American author and preacher

Sophia Wigington Hume (South Carolina, 1702 – London, 1774) was an American author and preacher associated with the Quakers.

She was the author of books written to offer guidance to Quakers on a variety of topics including theology, philosophy, and personal ethics. She is significant as an early example of influential women whose non-fiction writings were addressed to a wide audience regardless of the sex of the reader.

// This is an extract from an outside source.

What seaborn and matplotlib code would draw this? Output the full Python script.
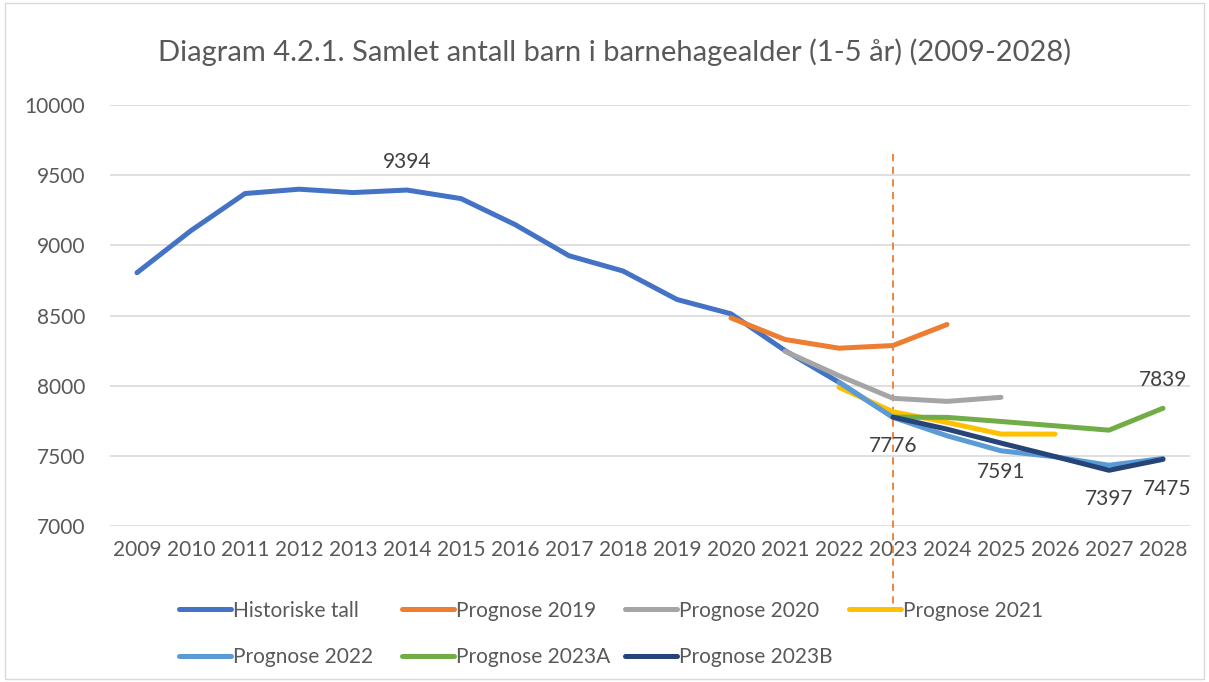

Given the wealth of her writings that survive and which are now beginning to become widely available as online resources, there is a puzzling lack of scholarship on Hume. One article by Phyllis Mack of Rutgers University is not focused specifically on Hume, but does discuss her place in both Quaker history and the larger contexts of women writers and feminism.

==Works==
The known writings of Sophia Hume include:

- An Exhortation to the Inhabitants of the Province of South-Carolina, to Bring their Deeds to the Light of Christ, in their Own Consciences (Philadelphia: Printed by B. Franklin & D. Hall, 1748; Bristol, England: Printed by Samuel Farley, 1750).
- An Epistle to the Inhabitants of South Carolina, Containing Sundry Observations Proper to be Considered by Every Professor of Christianity in General (London: Luke Hinde, 1754).
- Extracts from Divers Ancient Testimonies of Friends and Others (London: Luke Hinde, 1760?; Wilmington, Del.: Printed by James Adams, 1766).
- A Caution to Such as Observe Days and Times, to which is Added, an Address to Magistrates, Parents, Masters of Families, Etc. (London, 1760; Newport, R.I.: Printed & sold by Solomon Southwick, 1771).
- A Short Appeal to Men and Women of Reason: Distinguished by Titles of Worldly Honour, or by Riches Exclusive of Titles: Who May be Walking According to the Course of this Evil World, Living in the Pleasures thereof, and Frequenting Theatres, Balls, Etc.; (Bristol, England: Printed by E. Farley, 1765).
- Remarks on the Practice of Inoculation for the Smallpox, second edition (London: 1767).